El lego, comprendiendo que algún misterio se ocultaba tras este suceso, lo comunicó al prior del convento, el cual le dijo: Si vuelve a ocurrir lo mismo, acérquese al fraile y ofrézcase a ayudarle en la misa. En efecto, una noche más, el fraile apareció junto al altar con el cáliz en la mano y revestido con los ornamentos. Entonces el lego, saliendo de la oscuridad del rincón donde solía estar haciendo sus oraciones, se acercó al fraile y le dijo: ¿Quiere su paternidad que le ayude a la misa? El fraile no contestó, pero inició entre dientes con voz casi ininteligible las primeras palabras del Santo Sacrificio: sólo que en la primera secuencia, en vez de decir leatificat juventutem mea su voz se hizo más clara, para articular estas terribles palabras: leatificat mortem mea.

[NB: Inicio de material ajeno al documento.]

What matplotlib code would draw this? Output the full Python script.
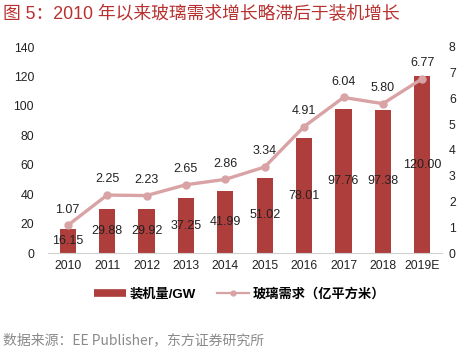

El lego comprendió entonces que estaba ante un espíritu pero, como había sido caballero y hombre de armas, no sintió miedo y siguió respondiendo al oficiante. Por fin terminó de decir la misa, y cubriendo el cáliz lo puso en la mesita de la sacristía donde se despojó de la casulla y ornamentos, y volviéndose al lego le dijo: Gracias, hermano, por el gran favor que habéis hecho a mi alma. Yo soy un fraile de este mismo convento, que por negligencia dejó de oficiar una misa de difuntos que me habían encargado, y habiéndome muerto sin cumplir aquella obligación, Dios me había condenado a permanecer en el purgatorio hasta que satisficiera mi deuda. Pero nadie hasta ahora me ha querido ayudar a decir la misa, aunque he estado viniendo a intentar decirla, durante todos los días de noviembre, cada año, por espacio de más de un siglo. Y tras estas palabras el fraile desapareció para siempre.